Parti Başkanı yıllardır dıgıdık dıgıdık giderken İstanbul Belediye Başkanlığı seçimlerinde  depar attı.

Onca aday arasından doğru adayı çıkartıp güzel bir seçim kampanyasında çocuğunu özgür bıraktı, izledi,  sevgili Yılmaz Özdil’in Helikopter Anneleri gibi gerektiğinde aşağı inip uzaktan destek verdi. Sonra tekrar yukarı çıktı- x kuşağı nın y annesi olduğumdan mütevekkil, bu tanımı çok sevdim kaleminize sağlık-Vee;

Kararlı, sempatik, sevecen, sıcak bir ailenin başarılı  babası… Üç ay öncesine kadar adından bir haber olduğumuz kişi kısa aralıkla iki kez İstanbul Belediye Başkanı seçildi.

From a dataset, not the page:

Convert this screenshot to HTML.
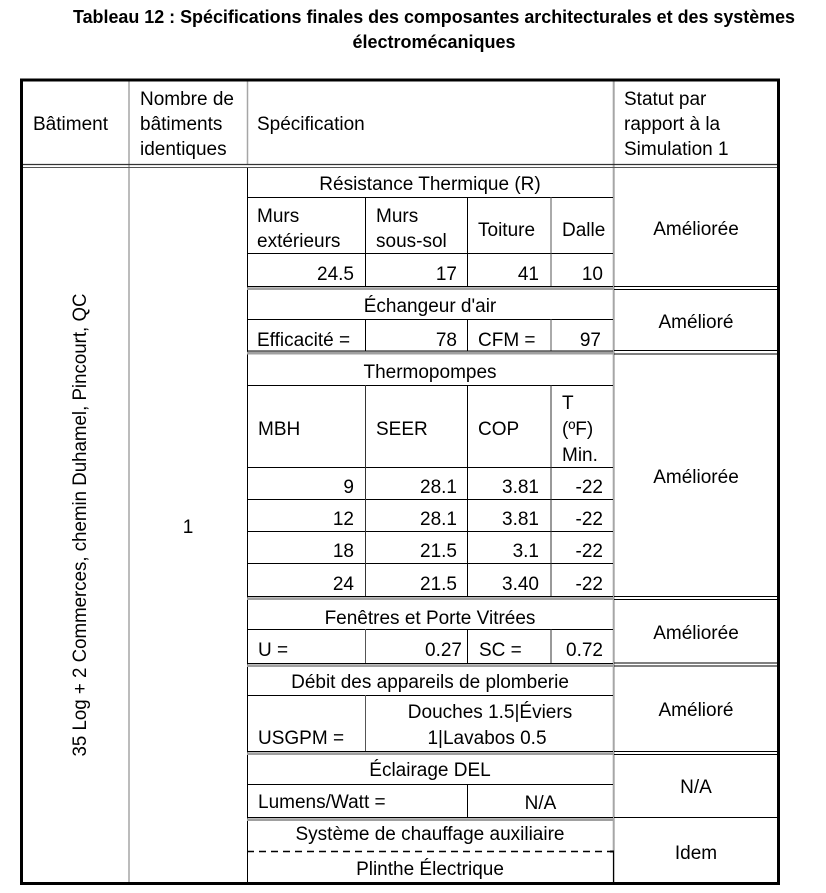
<!DOCTYPE html>
<html>
<head>
<meta charset="utf-8">
<style>
  html, body { margin: 0; padding: 0; background: #ffffff; }
  body { width: 826px; height: 893px; overflow: hidden; }
  svg { display: block; }
  text { font-family: "Liberation Sans", Arial, sans-serif; font-size: 19px; fill: #000; }
  .t { font-weight: bold; font-size: 18px; }
  .m { text-anchor: middle; }
  .e { text-anchor: end; }
</style>
</head>
<body>
<svg width="826" height="893" viewBox="0 0 826 893" xmlns="http://www.w3.org/2000/svg">
  <!-- Title -->
  <text class="t m" x="434" y="23" textLength="722" lengthAdjust="spacingAndGlyphs">Tableau 12 : Spécifications finales des composantes architecturales et des systèmes</text>
  <text class="t m" x="434" y="48">électromécaniques</text>

  <!-- Gray column lines -->
  <line x1="129" y1="81" x2="129" y2="882" stroke="#a6a6a6" stroke-width="1.5"/>
  <line x1="247.5" y1="81" x2="247.5" y2="164" stroke="#a6a6a6" stroke-width="1.5"/>
  <line x1="613.7" y1="81" x2="613.7" y2="882" stroke="#a6a6a6" stroke-width="2"/>
  <line x1="613.5" y1="852" x2="613.5" y2="882" stroke="#000" stroke-width="1"/>

  <!-- Header double line -->
  <line x1="23" y1="164.5" x2="777" y2="164.5" stroke="#333" stroke-width="1.3"/>
  <line x1="23" y1="167.5" x2="777" y2="167.5" stroke="#555" stroke-width="1.1"/>

  <!-- Sub-table left edge -->
  <line x1="247.5" y1="168" x2="247.5" y2="882" stroke="#000" stroke-width="1"/>

  <g stroke="#000" stroke-width="1">
    <!-- Section 1 Résistance -->
    <line x1="247" y1="197.5" x2="613" y2="197.5"/>
    <line x1="247" y1="253.5" x2="613" y2="253.5"/>
    <line x1="365.5" y1="197" x2="365.5" y2="286"/>
    <line x1="467.5" y1="197" x2="467.5" y2="286"/>
    <line x1="551" y1="197" x2="551" y2="286" stroke="#555"/>
    <line x1="247" y1="286.5" x2="613" y2="286.5"/>
    <line x1="614" y1="286.5" x2="777" y2="286.5"/>
    <line x1="614" y1="289.5" x2="777" y2="289.5"/>

    <!-- Section 2 Échangeur -->
    <line x1="247" y1="319.5" x2="613" y2="319.5"/>
    <line x1="365.5" y1="319" x2="365.5" y2="351"/>
    <line x1="467.5" y1="319" x2="467.5" y2="351"/>
    <line x1="551" y1="319" x2="551" y2="351" stroke="#555"/>
    <line x1="247" y1="351" x2="613" y2="351"/>
    <line x1="614" y1="350.5" x2="777" y2="350.5"/>
    <line x1="614" y1="354" x2="777" y2="354"/>

    <!-- Section 3 Thermopompes -->
    <line x1="247" y1="385.5" x2="613" y2="385.5"/>
    <line x1="247" y1="467.5" x2="613" y2="467.5"/>
    <line x1="247" y1="499.5" x2="613" y2="499.5"/>
    <line x1="247" y1="531.5" x2="613" y2="531.5"/>
    <line x1="247" y1="563.5" x2="613" y2="563.5"/>
    <line x1="365.5" y1="385" x2="365.5" y2="596" stroke="#333"/>
    <line x1="467.5" y1="385" x2="467.5" y2="596"/>
    <line x1="551" y1="385" x2="551" y2="596" stroke="#333"/>
    <line x1="247" y1="596.5" x2="613" y2="596.5"/>
    <line x1="614" y1="596.5" x2="777" y2="596.5"/>
    <line x1="614" y1="599.5" x2="777" y2="599.5"/>

    <!-- Section 4 Fenêtres -->
    <line x1="247" y1="629.5" x2="613" y2="629.5"/>
    <line x1="365.5" y1="629" x2="365.5" y2="663" stroke="#555"/>
    <line x1="467.5" y1="629" x2="467.5" y2="663"/>
    <line x1="551" y1="629" x2="551" y2="663" stroke="#333"/>
    <line x1="247" y1="663.5" x2="613" y2="663.5"/>
    <line x1="614" y1="663" x2="777" y2="663"/>
    <line x1="614" y1="666" x2="777" y2="666"/>

    <!-- Section 5 Débit -->
    <line x1="247" y1="695.5" x2="613" y2="695.5"/>
    <line x1="365.5" y1="695" x2="365.5" y2="751" stroke="#555"/>
    <line x1="247" y1="751.5" x2="613" y2="751.5"/>
    <line x1="614" y1="751.5" x2="777" y2="751.5"/>
    <line x1="614" y1="754.5" x2="777" y2="754.5"/>

    <!-- Section 6 Éclairage -->
    <line x1="247" y1="784.5" x2="613" y2="784.5"/>
    <line x1="467.5" y1="784" x2="467.5" y2="817"/>
    <line x1="247" y1="817.5" x2="613" y2="817.5"/>
    <line x1="614" y1="817.5" x2="777" y2="817.5"/>

    <!-- Section 7 Système: dashed -->
    <line x1="247" y1="851.5" x2="610" y2="851.5" stroke-dasharray="7,5" stroke-width="1.5"/>
    <line x1="610" y1="851.5" x2="614" y2="851.5" stroke-width="2"/>
  </g>

  <!-- Gray thick parts of double lines in sub-table -->
  <g fill="#a0a0a0">
    <rect x="247" y="287.3" width="366" height="2.7"/>
    <rect x="247" y="351.8" width="366" height="2.7"/>
    <rect x="247" y="597.3" width="366" height="2.7"/>
    <rect x="247" y="664.3" width="366" height="2.7"/>
    <rect x="247" y="752.3" width="366" height="2.7"/>
    <rect x="247" y="818.3" width="366" height="2.7"/>
  </g>

  <!-- Outer border -->
  <rect x="21.5" y="80" width="757" height="803.5" fill="none" stroke="#000" stroke-width="3"/>

  <!-- Header texts -->
  <text x="33" y="130">Bâtiment</text>
  <text x="140" y="105">Nombre de</text>
  <text x="140" y="130">bâtiments</text>
  <text x="140" y="155">identiques</text>
  <text x="257" y="130">Spécification</text>
  <text x="624" y="105">Statut par</text>
  <text x="624" y="130">rapport à la</text>
  <text x="624" y="155">Simulation 1</text>

  <!-- Left columns -->
  <text class="m" transform="translate(86,525) rotate(-90)" x="0" y="0" textLength="463" lengthAdjust="spacingAndGlyphs">35 Log + 2 Commerces, chemin Duhamel, Pincourt, QC</text>
  <text class="m" x="188" y="533">1</text>

  <!-- Section 1 -->
  <text class="m" x="430" y="190">Résistance Thermique (R)</text>
  <text x="257" y="222">Murs</text>
  <text x="257" y="247">extérieurs</text>
  <text x="376" y="222">Murs</text>
  <text x="376" y="247">sous-sol</text>
  <text x="478" y="236">Toiture</text>
  <text x="562" y="236">Dalle</text>
  <text class="e" x="354" y="280">24.5</text>
  <text class="e" x="457" y="280">17</text>
  <text class="e" x="539" y="280">41</text>
  <text class="e" x="603" y="280">10</text>
  <text class="m" x="696" y="235">Améliorée</text>

  <!-- Section 2 -->
  <text class="m" x="430" y="312">Échangeur d'air</text>
  <text x="257" y="346">Efficacité =</text>
  <text class="e" x="457" y="346">78</text>
  <text x="478" y="346">CFM =</text>
  <text class="e" x="601" y="346">97</text>
  <text class="m" x="696" y="328">Amélioré</text>

  <!-- Section 3 -->
  <text class="m" x="430" y="378">Thermopompes</text>
  <text x="258" y="435">MBH</text>
  <text x="376" y="435">SEER</text>
  <text x="478" y="435">COP</text>
  <text x="562" y="409">T</text>
  <text x="562" y="435">(ºF)</text>
  <text x="562" y="461">Min.</text>

  <text class="e" x="354" y="493">9</text>
  <text class="e" x="457" y="493">28.1</text>
  <text class="e" x="539" y="493">3.81</text>
  <text class="e" x="603" y="493">-22</text>

  <text class="e" x="354" y="525">12</text>
  <text class="e" x="457" y="525">28.1</text>
  <text class="e" x="539" y="525">3.81</text>
  <text class="e" x="603" y="525">-22</text>

  <text class="e" x="354" y="557">18</text>
  <text class="e" x="457" y="557">21.5</text>
  <text class="e" x="539" y="557">3.1</text>
  <text class="e" x="603" y="557">-22</text>

  <text class="e" x="354" y="590">24</text>
  <text class="e" x="457" y="590">21.5</text>
  <text class="e" x="539" y="590">3.40</text>
  <text class="e" x="603" y="590">-22</text>

  <text class="m" x="696" y="483">Améliorée</text>

  <!-- Section 4 -->
  <text class="m" x="430" y="624">Fenêtres et Porte Vitrées</text>
  <text x="258" y="656">U =</text>
  <text class="e" x="462" y="656">0.27</text>
  <text x="479" y="656">SC =</text>
  <text class="e" x="603" y="656">0.72</text>
  <text class="m" x="696" y="639">Améliorée</text>

  <!-- Section 5 -->
  <text class="m" x="430" y="688">Débit des appareils de plomberie</text>
  <text class="m" x="490" y="718">Douches 1.5|Éviers</text>
  <text class="m" x="487" y="744">1|Lavabos 0.5</text>
  <text x="258" y="744">USGPM =</text>
  <text class="m" x="696" y="716">Amélioré</text>

  <!-- Section 6 -->
  <text class="m" x="430" y="776">Éclairage DEL</text>
  <text x="258" y="808">Lumens/Watt =</text>
  <text class="m" x="540.5" y="809">N/A</text>
  <text class="m" x="696" y="793">N/A</text>

  <!-- Section 7 -->
  <text class="m" x="430" y="840">Système de chauffage auxiliaire</text>
  <text class="m" x="430" y="875">Plinthe Électrique</text>
  <text class="m" x="696" y="859">Idem</text>
</svg>
</body>
</html>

İlkinde tutanağı bile eline verildi. Masasına ailesinin resmini koydu arkasına da Mustafa Kemal Atatürk’ü…

Tüm heyecanıyla göreve başladı. Biz de oh dedik, artık seçtindi seçtimdi sıkıntılarımız bitti enflasyon canavarıyla kılıç kalkana devam!

Nerdeee

Abaküs arıza yaptı tekrar oy sayılacak !

Yok inandırıcı olmadı tekrar seçime gidilecek !

Cinlerimiz beynimizde baloncuk attı  atacak. Tam bir çocuk oyuncağı. Elaleme rezil rüsva vaziyetleri falan derken ortalık iyice gerildi…

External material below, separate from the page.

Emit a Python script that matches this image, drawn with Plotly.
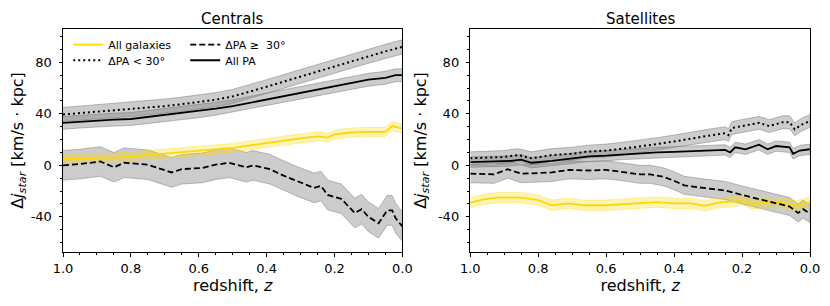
import plotly.graph_objects as go

# ---------------- data ----------------
# Centrals
c_gold_z = [1.0, 0.95, 0.9, 0.85, 0.8, 0.75, 0.7, 0.65, 0.6, 0.55, 0.5, 0.45, 0.4, 0.35, 0.3, 0.25, 0.22, 0.2, 0.15, 0.1, 0.05, 0.03, 0.0]
c_gold_v = [5.5, 5.5, 5.5, 6, 7, 8, 9, 10, 11, 12, 13.5, 15.5, 17.5, 19.5, 21, 22.5, 21.5, 24, 25.5, 26, 26, 30.5, 28.5]
c_gold_e = [3.5] * len(c_gold_z)

c_lt30_z = [1.0, 0.95, 0.9, 0.85, 0.8, 0.75, 0.7, 0.65, 0.6, 0.55, 0.5, 0.45, 0.4, 0.35, 0.3, 0.25, 0.2, 0.15, 0.1, 0.05, 0.0]
c_lt30_v = [39.5, 40.5, 41.5, 42.5, 43.5, 44.5, 46, 47.5, 49, 51, 53.5, 57, 61, 65, 69, 73, 77, 81, 85, 88.5, 92]
c_lt30_e = [5.5] * len(c_lt30_z)

c_all_z = [1.0, 0.95, 0.9, 0.85, 0.8, 0.75, 0.7, 0.65, 0.6, 0.55, 0.5, 0.45, 0.4, 0.35, 0.3, 0.25, 0.2, 0.15, 0.1, 0.05, 0.02, 0.0]
c_all_v = [33, 34, 35, 35.5, 36, 37.5, 39, 40.5, 42, 44, 46, 48.5, 51, 53.5, 56.5, 59, 61.5, 64, 66.5, 68, 70, 70]
c_all_e = [5] * len(c_all_z)

c_ge30_z = [1.0, 0.95, 0.89, 0.85, 0.82, 0.75, 0.68, 0.65, 0.59, 0.55, 0.51, 0.46, 0.44, 0.39, 0.35, 0.31, 0.26, 0.24, 0.22, 0.18, 0.14, 0.12, 0.1, 0.07, 0.045, 0.03, 0.02, 0.0]
c_ge30_v = [0, 1, 3, -1.5, 2, 0.5, -5.5, -3, -2, 0.5, 2, -1.5, 0, -3, -8, -12.5, -17.5, -16, -23, -26, -37, -34, -40, -45, -35, -35, -41, -47.5]
c_ge30_e = [11.5] * len(c_ge30_z)

# Satellites
s_gold_z = [1.0, 0.96, 0.92, 0.85, 0.8, 0.76, 0.71, 0.67, 0.6, 0.53, 0.5, 0.45, 0.4, 0.35, 0.31, 0.27, 0.22, 0.2, 0.17, 0.13, 0.08, 0.06, 0.04, 0.0]
s_gold_v = [-29, -26.5, -25, -25, -27, -31, -29.5, -31, -31, -30, -29.5, -28.5, -29.5, -29.5, -31.5, -29, -28, -26.5, -30, -29, -29, -30, -31.5, -28.5]
s_gold_e = [4] * len(s_gold_z)

s_lt30_z = [1.0, 0.95, 0.9, 0.86, 0.82, 0.76, 0.7, 0.66, 0.6, 0.55, 0.5, 0.45, 0.4, 0.35, 0.3, 0.25, 0.24, 0.23, 0.2, 0.15, 0.12, 0.08, 0.06, 0.045, 0.025, 0.0]
s_lt30_v = [5.5, 6, 6.5, 8, 5.5, 8, 9, 10.5, 11.5, 13, 14.5, 16.5, 18.5, 21, 23, 25, 23.5, 29, 30.5, 33, 30.5, 33.5, 33.5, 28, 31.5, 34.5]
s_lt30_e = [5] * len(s_lt30_z)

s_all_z = [1.0, 0.93, 0.88, 0.85, 0.82, 0.76, 0.7, 0.65, 0.6, 0.55, 0.5, 0.45, 0.4, 0.35, 0.3, 0.25, 0.235, 0.22, 0.19, 0.15, 0.125, 0.1, 0.06, 0.05, 0.03, 0.0]
s_all_v = [2.5, 3, 3.5, 4.5, 2, 3.5, 5.5, 7, 7.5, 8.5, 9.5, 10, 10.5, 11, 11.5, 12, 10, 14, 12.5, 16, 12.5, 15, 14, 9, 11.5, 12.5]
s_all_e = [4] * len(s_all_z)

s_ge30_z = [1.0, 0.93, 0.89, 0.85, 0.8, 0.76, 0.71, 0.65, 0.6, 0.55, 0.5, 0.47, 0.43, 0.4, 0.37, 0.33, 0.3, 0.25, 0.2, 0.17, 0.14, 0.1, 0.06, 0.035, 0.02, 0.0]
s_ge30_v = [-6.5, -7, -3, -6.5, -6, -5.5, -3.5, -4, -3.5, -5, -7, -7, -9, -12, -15.5, -17, -18, -19.5, -23, -25, -27, -29.5, -32, -37, -34, -37.5]
s_ge30_e = [7] * len(s_ge30_z)

x_tickvals = [1.0, 0.8, 0.6, 0.4, 0.2, 0.0]
x_ticktext = ["1.0", "0.8", "0.6", "0.4", "0.2", "0.0"]
y_tickvals = [-40, 0, 40, 80]
y_ticktext = ["-40", "0", "40", "80"]

panel_titles = ["Centrals", "Satellites"]
series_names = ["All galaxies", "ΔPA ≥  30°", "ΔPA < 30°", "All PA"]

# ---------------- styles ----------------
FONT = "DejaVu Sans"
GOLD = "#FFD700"
GOLD_FILL = "rgba(255,215,0,0.28)"
GOLD_EDGE = "rgba(255,215,0,0.45)"
GRAY_FILL = "rgba(128,128,128,0.40)"
GRAY_EDGE = "rgba(110,110,110,0.55)"

fig = go.Figure()

panels = [
    dict(xa="x", ya="y",
         gold=(c_gold_z, c_gold_v, c_gold_e),
         lt=(c_lt30_z, c_lt30_v, c_lt30_e),
         al=(c_all_z, c_all_v, c_all_e),
         ge=(c_ge30_z, c_ge30_v, c_ge30_e)),
    dict(xa="x2", ya="y2",
         gold=(s_gold_z, s_gold_v, s_gold_e),
         lt=(s_lt30_z, s_lt30_v, s_lt30_e),
         al=(s_all_z, s_all_v, s_all_e),
         ge=(s_ge30_z, s_ge30_v, s_ge30_e)),
]


def band(z, v, e, fill, edge, xa, ya):
    hi = [a + b for a, b in zip(v, e)]
    lo = [a - b for a, b in zip(v, e)]
    fig.add_trace(go.Scatter(
        x=list(z) + list(z)[::-1], y=hi + lo[::-1], xaxis=xa, yaxis=ya,
        fill="toself", fillcolor=fill, mode="lines",
        line=dict(color=edge, width=0.8), showlegend=False, hoverinfo="skip"))


for i, p in enumerate(panels):
    xa, ya = p["xa"], p["ya"]
    band(*p["ge"], GRAY_FILL, GRAY_EDGE, xa, ya)
    band(*p["lt"], GRAY_FILL, GRAY_EDGE, xa, ya)
    band(*p["al"], GRAY_FILL, GRAY_EDGE, xa, ya)
    band(*p["gold"], GOLD_FILL, GOLD_EDGE, xa, ya)
    first = (i == 0)
    fig.add_trace(go.Scatter(x=p["gold"][0], y=p["gold"][1], xaxis=xa, yaxis=ya, mode="lines",
                             line=dict(color=GOLD, width=1.8), name=series_names[0],
                             showlegend=first, legend="legend"))
    fig.add_trace(go.Scatter(x=p["ge"][0], y=p["ge"][1], xaxis=xa, yaxis=ya, mode="lines",
                             line=dict(color="black", width=1.8, dash="6px,3px"), name=series_names[1],
                             showlegend=first, legend="legend"))
    fig.add_trace(go.Scatter(x=p["lt"][0], y=p["lt"][1], xaxis=xa, yaxis=ya, mode="lines",
                             line=dict(color="black", width=2, dash="2px,3px"), name=series_names[2],
                             showlegend=first, legend="legend2"))
    fig.add_trace(go.Scatter(x=p["al"][0], y=p["al"][1], xaxis=xa, yaxis=ya, mode="lines",
                             line=dict(color="black", width=1.8), name=series_names[3],
                             showlegend=first, legend="legend2"))

axis_common = dict(showline=True, linecolor="black", linewidth=1, mirror=True, automargin=False,
                   showgrid=False, zeroline=False, ticks="outside", ticklen=3.5,
                   tickwidth=1, tickcolor="black",
                   tickfont=dict(family=FONT, size=13, color="black"))

xcommon = dict(axis_common, range=[1.0, 0.0], tickmode="array", tickvals=x_tickvals,
               ticktext=x_ticktext, ticklabelstandoff=1,
               minor=dict(dtick=0.05, tick0=0, ticks="outside", ticklen=2, tickcolor="black"),
               title=dict(text="redshift, <i>z</i>", font=dict(family=FONT, size=16, color="black"),
                          standoff=2))
ycommon = dict(axis_common, range=[-67.3, 105.9], tickmode="array", tickvals=y_tickvals,
               ticktext=y_ticktext, ticklabelstandoff=4,
               minor=dict(dtick=10, tick0=0, ticks="outside", ticklen=2, tickcolor="black"),
               title=dict(text="Δ<i>j</i><sub><i>star</i></sub> [km/s · kpc]",
                          font=dict(family=FONT, size=16, color="black"), standoff=7))

# the page body adds an 8px offset, so the figure is 8px smaller on each axis
fig.update_layout(
    template="none",
    width=822, height=298,
    margin=dict(l=55, r=20, t=21, b=54, autoexpand=False),
    paper_bgcolor="white", plot_bgcolor="white",
    xaxis=dict(xcommon, domain=[0, 0.4543], anchor="y"),
    yaxis=dict(ycommon, domain=[0, 1], anchor="x"),
    xaxis2=dict(xcommon, domain=[0.5452, 1.0], anchor="y2"),
    yaxis2=dict(ycommon, domain=[0, 1], anchor="x2"),
    legend=dict(orientation="h", x=0.007, y=0.995, xanchor="left", yanchor="top",
                bgcolor="rgba(0,0,0,0)", font=dict(family=FONT, size=11, color="black"),
                entrywidth=72, entrywidthmode="pixels", tracegroupgap=0),
    legend2=dict(orientation="h", x=0.007, y=0.925, xanchor="left", yanchor="top",
                 bgcolor="rgba(0,0,0,0)", font=dict(family=FONT, size=11, color="black"),
                 entrywidth=72, entrywidthmode="pixels", tracegroupgap=0),
    showlegend=True,
)

centers = [0.4543 / 2, (0.5452 + 1.0) / 2]
for t, cx in zip(panel_titles, centers):
    fig.add_annotation(text=t, x=cx, y=1, xref="paper", yref="paper",
                       xanchor="center", yanchor="bottom", yshift=0, showarrow=False,
                       borderpad=0, font=dict(family=FONT, size=15, color="black"))

fig.write_html("out.html")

O süreçte Sayın İmamoğlu kendine has Karadeniz şivesiyle öyle güzel huzur ve güven ortamı yarattı ki. Toplum psikolojisini can evinden vurdu. Özlenen sakinliği anlayışı verdi. Tüten kafalarımıza sakince su serpti. Sertliğin, şiddetin, baskının geçersiz kaşesini vurdu mitinglere!

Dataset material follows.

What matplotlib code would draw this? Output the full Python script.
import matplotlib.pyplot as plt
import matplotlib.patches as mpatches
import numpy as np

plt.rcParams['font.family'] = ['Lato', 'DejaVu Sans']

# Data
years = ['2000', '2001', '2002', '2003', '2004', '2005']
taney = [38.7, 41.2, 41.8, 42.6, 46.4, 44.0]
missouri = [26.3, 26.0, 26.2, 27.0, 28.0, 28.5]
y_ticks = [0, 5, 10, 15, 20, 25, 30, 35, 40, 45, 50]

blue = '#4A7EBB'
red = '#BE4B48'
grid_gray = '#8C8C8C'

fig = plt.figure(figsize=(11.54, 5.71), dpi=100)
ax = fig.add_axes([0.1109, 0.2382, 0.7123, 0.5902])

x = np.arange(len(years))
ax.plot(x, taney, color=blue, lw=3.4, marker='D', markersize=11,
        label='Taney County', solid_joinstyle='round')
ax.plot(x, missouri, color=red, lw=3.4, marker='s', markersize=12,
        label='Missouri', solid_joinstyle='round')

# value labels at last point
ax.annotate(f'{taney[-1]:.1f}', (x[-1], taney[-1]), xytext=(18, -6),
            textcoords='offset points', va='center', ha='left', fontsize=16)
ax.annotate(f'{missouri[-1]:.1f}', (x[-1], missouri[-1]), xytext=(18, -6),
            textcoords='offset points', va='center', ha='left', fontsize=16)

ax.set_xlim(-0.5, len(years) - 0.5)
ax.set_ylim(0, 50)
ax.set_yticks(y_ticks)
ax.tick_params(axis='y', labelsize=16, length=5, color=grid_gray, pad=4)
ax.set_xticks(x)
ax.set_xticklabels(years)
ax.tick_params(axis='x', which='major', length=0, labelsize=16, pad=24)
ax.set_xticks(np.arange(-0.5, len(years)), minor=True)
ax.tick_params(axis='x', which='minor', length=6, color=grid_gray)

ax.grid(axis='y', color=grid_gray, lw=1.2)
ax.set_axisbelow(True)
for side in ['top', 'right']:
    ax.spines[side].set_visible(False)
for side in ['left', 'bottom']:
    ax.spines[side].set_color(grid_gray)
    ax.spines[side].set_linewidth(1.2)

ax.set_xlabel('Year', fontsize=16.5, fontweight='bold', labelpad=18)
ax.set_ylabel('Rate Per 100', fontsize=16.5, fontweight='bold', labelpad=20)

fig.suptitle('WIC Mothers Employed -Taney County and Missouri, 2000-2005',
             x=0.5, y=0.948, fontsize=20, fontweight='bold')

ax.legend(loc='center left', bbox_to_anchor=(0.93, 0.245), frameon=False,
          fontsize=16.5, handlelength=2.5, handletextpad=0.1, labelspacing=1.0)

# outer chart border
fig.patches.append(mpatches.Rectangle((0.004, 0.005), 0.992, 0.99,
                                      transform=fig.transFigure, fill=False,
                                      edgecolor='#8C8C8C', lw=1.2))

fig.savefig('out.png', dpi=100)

Hep tebessümle ve inançlıydı.

Zaten zafer de inancı sever. İnanmış insanın gözünden başka bir kararlılık çıkar. Allah Allaaah acaba dersin. Var bir hikmet!

İşte yenilenen seçime böyle yürüdü İmamoğlu.

Ve ikinci kez İstanbul Belediye Başkanı seçildi. 

Genç yaşlı dul yetim zengin fakir herkesin ruhuna dokundu. Zaten onlar çok bıkkındılar. Ataerkildiler, saçlarını okşayan omuzunda ağlayabilecekleri toplumsal ebeveyni arıyorlardı.

Robin Hood görmüş gibi oldular.

O sadece başkan seçilmedi. Kitlelerin özlemi, bir fenomen oldu. El birliğiyle bir Alamet_i Farika yaratıldı. 

Kötü mü oldu? Yoo taze kan iyidir. 

Ancak  zirvede kalmak da çok zordur. İnşallah beklentiler boşa çıkmaz. 

Her yerinden inşaat fışkırmış şehir zor!

Şehir şehir değil ki bir metropol! iş çok zor

Derenaj tıkanmış.

Lunaparkın kafasına tokmakla vurdukça çıkan bir başka sırıtan kurbağa masası gibi sıkıntılı.

Yeşil nasıl kurtulur?

Bilmem göreceğiz. 

Yeni bir dönem başladı. Hayırlı olsun!

Emeği geçenlerin hepsine teşekkür ediyorum. 

****

Bu arada Kafka’nın Dava’sından bir alıntı;

‘Dava, Korku Çağı diye adlandırılan XX. Yüzyılda, insanoğlunun kuşatılmışlığının yazgıya dönüşünün öyküsüdür. Bu çağa korku egemendir; çünkü insan, hemcinsleriyle insanca bir dil aracılığıyla iletişim kurabilme, böyle bir dille insanca tepkiler uyandırabilme olanağından yoksun kalmıştır. Albert Camus’un deyişiyle, bu olanağın bulunmadığı bir çağ artık ancak Korku Çağı diye adlandırılabilir. Kafka’nın Dava’da betimlediği yargılama süreci, böyle bir çağın en güçlü simgelerinden biridir ve insan insanın korkusu olarak kaldığı sürece, bu eser güncelliğini hiç yitirmeyecektir.’

Ey tarih kuyruğunu yakalamaya devam!!!